▸ **Requirement**
From the very first line of the data to the line containing "const toPoints = (xs, ys)", retype everything exactly, leaving the pictures behind.

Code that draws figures
>> start

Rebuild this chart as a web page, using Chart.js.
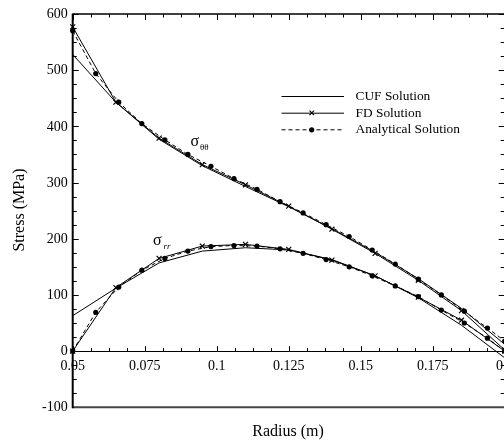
<!DOCTYPE html>
<html>
<head>
<meta charset="utf-8">
<script src="https://cdn.jsdelivr.net/npm/chart.js@4.4.1/dist/chart.umd.min.js"></script>
<style>
  html, body { margin: 0; padding: 0; background: #fff; overflow: hidden; width: 504px; height: 443px; }
  canvas { position: absolute; left: 0; top: 0; }
</style>
</head>
<body>
<canvas id="stressChart" width="540" height="443"></canvas>
<script>
// Nodos de CUF y FD (radio en m)
const radiusNodes = [0.05, 0.065, 0.08, 0.095, 0.11, 0.125, 0.14, 0.155, 0.17, 0.185, 0.2];
const cufTheta  = [528, 443, 377, 330, 293, 257, 218, 176, 129, 76, 12];
const cufRadial = [63, 112, 157, 178, 184, 180, 163, 134, 95, 46, -12];
const fdTheta   = [577, 443, 379, 332, 296, 258, 217, 174, 126, 72, 2];
const fdRadial  = [0, 113, 165, 187, 190, 181, 162, 134, 96, 55, 0];

// Solucion analitica
const radiusAnalytical = [0.05, 0.058, 0.066, 0.074, 0.082, 0.09, 0.098, 0.106, 0.114, 0.122,
                          0.13, 0.138, 0.146, 0.154, 0.162, 0.17, 0.178, 0.186, 0.194, 0.2];
const anaTheta  = [570, 494, 443, 405, 376, 350, 329, 307, 288, 266,
                   246, 225, 204, 180, 155, 128, 100, 71, 41, 18];
const anaRadial = [0, 69, 114, 144, 165, 178, 186, 188, 187, 182,
                   174, 163, 150, 134, 116, 97, 73, 50, 23, 0];

// Ejes
const xTicks = [0.05, 0.075, 0.1, 0.125, 0.15, 0.175, 0.2];
const xTickLabels = ["0.05", "0.075", "0.1", "0.125", "0.15", "0.175", "0.2"];
const yTicks = [600, 500, 400, 300, 200, 100, 0, -100];
const yTickLabels = ["600", "500", "400", "300", "200", "100", "0", "-100"];
const legendLabels = ["CUF Solution", "FD Solution", "Analytical Solution"];

const toPoints = (xs, ys) => xs.map((x, i) => ({ x: x, y: ys[i] }));

const serif = "'Liberation Serif', 'Times New Roman', serif";

const cufStyle = { borderColor: "#000", borderWidth: 1, pointRadius: 0, tension: 0, clip: false };
const fdStyle = {
    borderColor: "#000", borderWidth: 1, tension: 0, clip: false,
    pointStyle: "crossRot", pointRadius: 3.5, pointBorderWidth: 1.2, pointBorderColor: "#000"
};
const anaStyle = {
    borderColor: "#000", borderWidth: 1, borderDash: [4, 3], tension: 0, clip: false,
    pointStyle: "circle", pointRadius: 2.6, pointBorderWidth: 0,
    pointBackgroundColor: "#000"
};

// Marcos, ticks, textos y leyenda
const framePlugin = {
    id: "frame",
    afterDraw(chart) {
        const ctx = chart.ctx;
        const xs = chart.scales.x;
        const ys = chart.scales.y;
        const area = chart.chartArea;
        const y0 = ys.getPixelForValue(0);
        ctx.save();
        ctx.strokeStyle = "#000";

        // ticks horizontales (arriba y en y=0)
        ctx.lineWidth = 1;
        for (let i = 0; i <= 24; i++) {
            const v = 0.05 + i * 0.00625;
            const px = Math.round(xs.getPixelForValue(v)) + 0.5;
            const major = i % 4 === 0;
            ctx.beginPath();
            ctx.moveTo(px, area.top);
            ctx.lineTo(px, area.top + (major ? 6 : 3.5));
            ctx.moveTo(px, y0);
            ctx.lineTo(px, y0 - (major ? 5 : 3));
            ctx.stroke();
        }
        // ticks verticales (izquierda y derecha)
        for (let i = 0; i <= 28; i++) {
            const v = -100 + i * 25;
            const py = Math.round(ys.getPixelForValue(v)) + 0.5;
            const major = i % 4 === 0;
            ctx.beginPath();
            ctx.moveTo(area.left, py);
            ctx.lineTo(area.left + (major ? 6 : 4), py);
            ctx.moveTo(area.right, py);
            ctx.lineTo(area.right - (major ? 6 : 4), py);
            ctx.stroke();
        }

        // linea y=0
        ctx.beginPath();
        ctx.moveTo(area.left, Math.round(y0) + 0.5);
        ctx.lineTo(area.right, Math.round(y0) + 0.5);
        ctx.stroke();

        // borde superior
        ctx.lineWidth = 1.5;
        ctx.beginPath();
        ctx.moveTo(area.left, area.top);
        ctx.lineTo(area.right, area.top);
        ctx.stroke();

        // borde inferior gris
        ctx.strokeStyle = "#444";
        ctx.lineWidth = 2;
        ctx.beginPath();
        ctx.moveTo(area.left, area.bottom);
        ctx.lineTo(area.right, area.bottom);
        ctx.stroke();

        // eje izquierdo
        ctx.strokeStyle = "#000";
        ctx.lineWidth = 2;
        ctx.beginPath();
        ctx.moveTo(area.left, area.top - 0.5);
        ctx.lineTo(area.left, area.bottom + 1);
        ctx.stroke();

        // etiquetas
        ctx.fillStyle = "#000";
        ctx.font = "14px " + serif;
        ctx.textAlign = "right";
        ctx.textBaseline = "middle";
        yTicks.forEach((v, i) => {
            ctx.fillText(yTickLabels[i], area.left - 5, ys.getPixelForValue(v) + 0.5);
        });
        ctx.textAlign = "center";
        xTicks.forEach((v, i) => {
            ctx.fillText(xTickLabels[i], xs.getPixelForValue(v), y0 + 15.5);
        });

        // titulos
        ctx.font = "16px " + serif;
        ctx.fillText("Radius (m)", 288, 432);
        ctx.save();
        ctx.translate(20, 210);
        ctx.rotate(-Math.PI / 2);
        ctx.fillText("Stress (MPa)", 0, 0);
        ctx.restore();

        // sigma
        ctx.textAlign = "left";
        ctx.font = "16px " + serif;
        ctx.fillText("σ", 190.5, 142);
        ctx.font = "9px " + serif;
        ctx.fillText("θθ", 200, 148);
        ctx.font = "16px " + serif;
        ctx.fillText("σ", 153, 240.5);
        ctx.font = "italic 9px " + serif;
        ctx.fillText("rr", 163.5, 246.5);

        // leyenda
        const legendY = [96, 112.7, 129.3];
        ctx.font = "13.4px " + serif;
        legendLabels.forEach((label, i) => {
            const ly = legendY[i];
            ctx.lineWidth = 1;
            ctx.setLineDash(i === 2 ? [4, 3] : []);
            ctx.beginPath();
            ctx.moveTo(281.5, ly + 0.5);
            ctx.lineTo(344, ly + 0.5);
            ctx.stroke();
            ctx.setLineDash([]);
            if (i === 1) {
                ctx.lineWidth = 1.2;
                ctx.beginPath();
                ctx.moveTo(309.5, ly - 2);
                ctx.lineTo(314, ly + 2.5);
                ctx.moveTo(314, ly - 2);
                ctx.lineTo(309.5, ly + 2.5);
                ctx.stroke();
            }
            if (i === 2) {
                ctx.beginPath();
                ctx.arc(311.7, ly + 0.5, 2.6, 0, Math.PI * 2);
                ctx.fill();
            }
            ctx.fillText(label, 355.5, ly + 0.5);
        });

        ctx.restore();
    }
};

const ctx = document.getElementById("stressChart");
new Chart(ctx, {
    type: "line",
    data: {
        datasets: [
            Object.assign({ label: "CUF Solution", data: toPoints(radiusNodes, cufTheta) }, cufStyle),
            Object.assign({ label: "CUF Solution", data: toPoints(radiusNodes, cufRadial) }, cufStyle),
            Object.assign({ label: "FD Solution", data: toPoints(radiusNodes, fdTheta) }, fdStyle),
            Object.assign({ label: "FD Solution", data: toPoints(radiusNodes, fdRadial) }, fdStyle),
            Object.assign({ label: "Analytical Solution", data: toPoints(radiusAnalytical, anaTheta) }, anaStyle),
            Object.assign({ label: "Analytical Solution", data: toPoints(radiusAnalytical, anaRadial) }, anaStyle)
        ]
    },
    options: {
        responsive: false,
        animation: false,
        layout: { padding: { left: 72.7, top: 14, right: 35.3, bottom: 35.7 } },
        plugins: {
            legend: { display: false },
            tooltip: { enabled: false }
        },
        scales: {
            x: { type: "linear", min: 0.05, max: 0.2, display: false },
            y: { type: "linear", min: -100, max: 600, display: false }
        }
    },
    plugins: [framePlugin]
});
</script>
</body>
</html>
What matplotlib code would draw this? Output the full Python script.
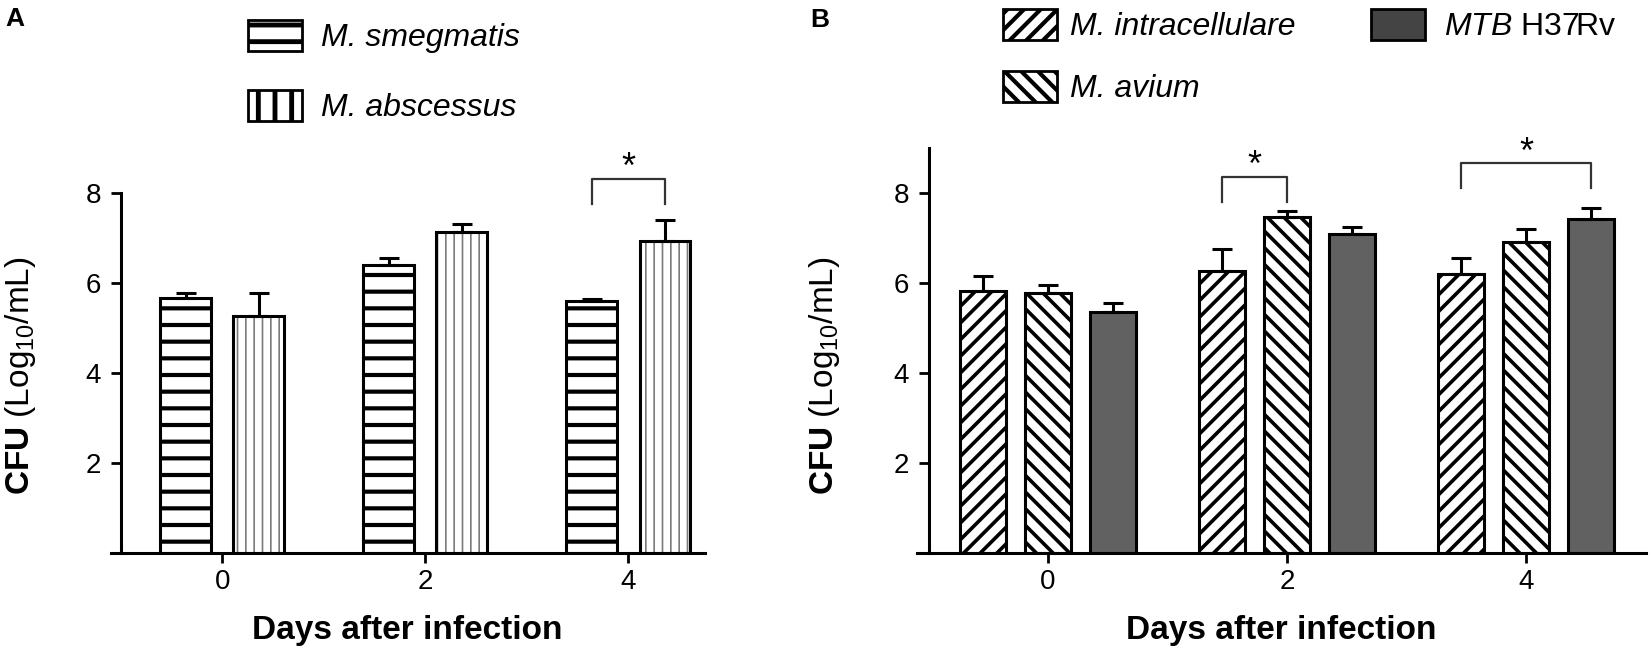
import numpy as np
import matplotlib.pyplot as plt
import matplotlib.patches as mpatches

plt.rcParams['font.family'] = ['Liberation Sans', 'DejaVu Sans']
plt.rcParams['mathtext.fontset'] = 'custom'
plt.rcParams['mathtext.rm'] = 'Liberation Sans'
plt.rcParams['mathtext.bf'] = 'Liberation Sans:bold'
plt.rcParams['mathtext.it'] = 'Liberation Sans:italic'

days = [0, 2, 4]
yticks = [2, 4, 6, 8]

# panel A: CFU (log10/mL), mean and upper error
smeg = [5.67, 6.39, 5.59]
smeg_err = [0.11, 0.17, 0.05]
absc = [5.27, 7.13, 6.93]
absc_err = [0.49, 0.17, 0.46]

# panel B
intra = [5.82, 6.27, 6.19]
intra_err = [0.34, 0.49, 0.37]
avium = [5.78, 7.45, 6.90]
avium_err = [0.16, 0.15, 0.29]
mtb = [5.36, 7.08, 7.42]
mtb_err = [0.18, 0.15, 0.25]

# significance: (day, left bar index, right bar index, bracket top, leg bottom)
sig_a = [(4, 0, 1, 8.31, 7.74)]
sig_b = [(2, 0, 1, 8.36, 7.80), (4, 0, 2, 8.65, 8.10)]


def set_hlw(p, lw):
    if hasattr(p, 'set_hatch_linewidth'):
        p.set_hatch_linewidth(lw)


def hatched_bars(ax, x, h, err, w, face='white', hatch=None, hcolor='black', hlw=2.0):
    fill = ax.bar(x, h, w, color=face, edgecolor=hcolor, linewidth=0,
                  hatch=hatch, zorder=2)
    if hatch:
        for p in fill:
            set_hlw(p, hlw)
    ax.bar(x, h, w, fill=False, edgecolor='black', linewidth=2.2, zorder=3)
    ax.errorbar(x, h, yerr=[np.zeros(len(h)), err], fmt='none', ecolor='black',
                elinewidth=2.2, capsize=7, capthick=2.2, zorder=4)


def style_axis(ax, xlim, ytop):
    ax.set_xlim(*xlim)
    ax.set_ylim(0, ytop)
    ax.spines['top'].set_visible(False)
    ax.spines['right'].set_visible(False)
    ax.spines['left'].set_position(('data', -1))
    ax.spines['left'].set_bounds(0, ytop)
    for s in ('left', 'bottom'):
        ax.spines[s].set_linewidth(2.2)
    ax.set_xticks(days)
    ax.set_yticks(yticks)
    ax.tick_params(axis='both', direction='out', length=7, width=2, labelsize=20)
    ax.tick_params(axis='y', pad=7)
    ax.tick_params(axis='x', pad=5)
    ax.set_xlabel('Days after infection', fontsize=24, fontweight='bold', labelpad=14)


def brackets(ax, sig, offsets):
    for day, i, j, top, leg in sig:
        x1 = day + offsets[i]
        x2 = day + offsets[j]
        ax.plot([x1, x1, x2, x2], [leg, top, top, leg], color='#333333', lw=1.6,
                clip_on=False, zorder=5)
        ax.text((x1 + x2) / 2, top + 0.02, '*', ha='center', va='baseline',
                fontsize=26, clip_on=False)


fig = plt.figure(figsize=(16.5, 6.53), dpi=100)
ax_a = fig.add_axes([0.0670, 0.1536, 0.3600, 0.5513])
ax_b = fig.add_axes([0.5555, 0.1536, 0.4418, 0.6202])

x = np.array(days, dtype=float)

# ---- panel A
wa, da = 0.5, 0.36
hatched_bars(ax_a, x - da, smeg, smeg_err, wa, hatch='-', hcolor='black', hlw=3.0)
hatched_bars(ax_a, x + da, absc, absc_err, wa, hatch='||', hcolor='#7a7a7a', hlw=1.2)
style_axis(ax_a, (-1.1, 4.75), 8)
brackets(ax_a, sig_a, [-da, da])

# ---- panel B
wb, db = 0.385, 0.545
hatched_bars(ax_b, x - db, intra, intra_err, wb, hatch='//', hcolor='black', hlw=2.6)
hatched_bars(ax_b, x, avium, avium_err, wb, hatch='\\\\', hcolor='black', hlw=2.6)
hatched_bars(ax_b, x + db, mtb, mtb_err, wb, face='#616161')
style_axis(ax_b, (-1.1, 5.0), 9)
brackets(ax_b, sig_b, [-db, 0, db])

ylab = r'$\mathbf{CFU}$ (Log$_{10}$/mL)'
fig.text(21 / 1650, 0.424, ylab, rotation=90, ha='center', va='center', fontsize=24)
fig.text(824 / 1650, 0.424, ylab, rotation=90, ha='center', va='center', fontsize=24)

fig.text(15 / 1650, 1 - 19 / 653, 'A', ha='center', va='center', fontsize=19, fontweight='bold')
fig.text(820 / 1650, 1 - 20 / 653, 'B', ha='center', va='center', fontsize=19, fontweight='bold')


def legend_patch(face='white', hatch=None):
    return mpatches.Patch(facecolor=face, edgecolor='black', hatch=hatch, linewidth=2.0)


leg_kw = dict(loc='upper left', bbox_transform=fig.transFigure, frameon=False,
              fontsize=23, handlelength=1.7, handleheight=1.1, borderpad=0,
              borderaxespad=0)

leg_a = ax_a.legend([legend_patch(hatch='-'), legend_patch(hatch='|')],
                    ['M. smegmatis', 'M. abscessus'],
                    bbox_to_anchor=(248 / 1650, 1 - 20 / 653),
                    handletextpad=0.6, labelspacing=1.15, **leg_kw)
for t in leg_a.get_texts():
    t.set_fontstyle('italic')
for p in leg_a.get_patches():
    set_hlw(p, 3.5)

leg_b1 = ax_b.legend([legend_patch(hatch='//'), legend_patch(hatch='\\\\')],
                     ['M. intracellulare', 'M. avium'],
                     bbox_to_anchor=(1003 / 1650, 1 - 9 / 653),
                     handletextpad=0.4, labelspacing=0.9, **leg_kw)
for t in leg_b1.get_texts():
    t.set_fontstyle('italic')
for p in leg_b1.get_patches():
    set_hlw(p, 3.0)
ax_b.add_artist(leg_b1)

ax_b.legend([legend_patch(face='#444444')], [r'$\mathit{MTB}$ H37Rv'],
            bbox_to_anchor=(1371 / 1650, 1 - 9 / 653),
            handletextpad=0.6, **leg_kw)

fig.savefig('out.png', dpi=100)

>> end

▸ **Finished exercise**
Rebuild this chart as a web page, using Chart.js.
<!DOCTYPE html>
<html>
<head>
<meta charset="utf-8">
<script src="https://cdn.jsdelivr.net/npm/chart.js@4.4.1/dist/chart.umd.min.js"></script>
<style>
  html, body { margin: 0; padding: 0; background: #fff; overflow: hidden; width: 504px; height: 443px; }
  canvas { position: absolute; left: 0; top: 0; }
</style>
</head>
<body>
<canvas id="stressChart" width="540" height="443"></canvas>
<script>
// Nodos de CUF y FD (radio en m)
const radiusNodes = [0.05, 0.065, 0.08, 0.095, 0.11, 0.125, 0.14, 0.155, 0.17, 0.185, 0.2];
const cufTheta  = [528, 443, 377, 330, 293, 257, 218, 176, 129, 76, 12];
const cufRadial = [63, 112, 157, 178, 184, 180, 163, 134, 95, 46, -12];
const fdTheta   = [577, 443, 379, 332, 296, 258, 217, 174, 126, 72, 2];
const fdRadial  = [0, 113, 165, 187, 190, 181, 162, 134, 96, 55, 0];

// Solucion analitica
const radiusAnalytical = [0.05, 0.058, 0.066, 0.074, 0.082, 0.09, 0.098, 0.106, 0.114, 0.122,
                          0.13, 0.138, 0.146, 0.154, 0.162, 0.17, 0.178, 0.186, 0.194, 0.2];
const anaTheta  = [570, 494, 443, 405, 376, 350, 329, 307, 288, 266,
                   246, 225, 204, 180, 155, 128, 100, 71, 41, 18];
const anaRadial = [0, 69, 114, 144, 165, 178, 186, 188, 187, 182,
                   174, 163, 150, 134, 116, 97, 73, 50, 23, 0];

// Ejes
const xTicks = [0.05, 0.075, 0.1, 0.125, 0.15, 0.175, 0.2];
const xTickLabels = ["0.05", "0.075", "0.1", "0.125", "0.15", "0.175", "0.2"];
const yTicks = [600, 500, 400, 300, 200, 100, 0, -100];
const yTickLabels = ["600", "500", "400", "300", "200", "100", "0", "-100"];
const legendLabels = ["CUF Solution", "FD Solution", "Analytical Solution"];

const toPoints = (xs, ys) => xs.map((x, i) => ({ x: x, y: ys[i] }));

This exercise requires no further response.